Every Good Morning

One can draw out Machiavelli’s assumptions about human beings based on his analysis of power and his real-world examples.

  1. We possess a desire for freedom that is intrinsic and therefore a capacity for rebellion that is equally intrinsic.
  2. We are naturally corrupt. No one and nothing can perfect us. In theological terms, we are all sinners. Some may sin more, some may sin less, but no one is without sin.
  3. A desire to conquer or dominate other states is also intrinsic to political collectives – nation states especially. Intrinsic does not mean that it will always be acted upon – just that it is present in every polity.
  4. War is a natural phenomenon. It is endemic to the species.

Numbers 1,2 and 4 are in line with history as I have read it and with my own personal experience. Number 3 strikes me as peculiar to a time of competing warlords and city states (the nature of Machiavelli’s Italy in the 14th century). I look at most democracies and do not see evidence of this. I do not think Canada, Switzerland, Sweden, or New Zealand are up for conquering anyone. Currently, Putin’s Russia and Xi’s Jinping China come to mind as embracing this view of power. The US needs to be very careful in making judgements, however. We have waded up to our waists in innocent blood.

Machiavelli’s advice was for a warlord, one who had to be nimble, always on guard, always suspicious, ready to drop or build an alliance in a moment, one who had already committed many acts of violence to arrive at his position and who therefore had to be prepared to act quickly and with few scruples in order to retain power.

Within the context of that world, murder and treachery are necessary. For example, when Machiavelli describes the conquest of a formerly self-governing city or province, he writes “The truth is the only sure way to hold such places is to destroy them. Rebelling, its people will always rally to the cry of freedom and the inspiration of their old institutions. It doesn’t matter how long they’ve been occupied or how benevolent the occupation, these things will never be forgotten.”

A few pages later he writes, “On the other hand we can hardly describe killing fellow citizens, betraying friends and living without loyalty, mercy or creed as signs of talent.”

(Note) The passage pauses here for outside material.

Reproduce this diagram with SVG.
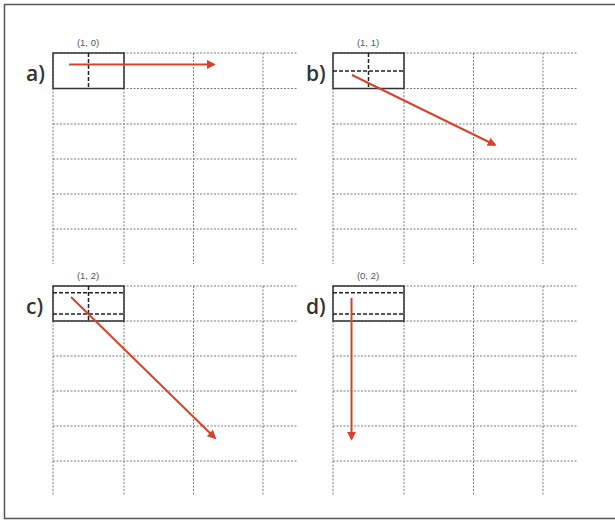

And this too: “Cruelty well used is short lived and decisive.” Cruelty “badly used [is] not drastic enough at the beginning but grows increasingly cruel later on.”

The only virtues that seem to govern Machiavelli’s view of power are intelligence and decisiveness. One must be smarter than one’s adversaries. One must act before they do and act with confidence and enormous force. Duplicity, silence and the ability to anticipate are the secondary ideals that flow from intelligence and decisiveness. Strike suddenly and strike to kill, never to wound. Employ cruelty but within strategic limits.

Democracies create barriers to all of this. Sometimes those limits are ignored, sometimes abused, but the democratic process, the rule of law and freedom of speech, all antithetical to Machiavelli’s warlords (and contemporary warlords and wannabe dictators), ensure an accounting at some point. Democracies also always have some constituency that wholly rejects cruelty, murder, and torture. That constituency alone serves as a warning system for the democracy as a whole and as an example of a morality-based approach to governance.

While we are a mess as a species, democracies are our best and only chance really to encourage the better aspects of our nature – pity and kindness and mercy, a desire for fairness and justice, a desire for stability. As Jack Aubrey put it, “Men must be governed,” but the only humane way to do so is to ensure that democratic values endure.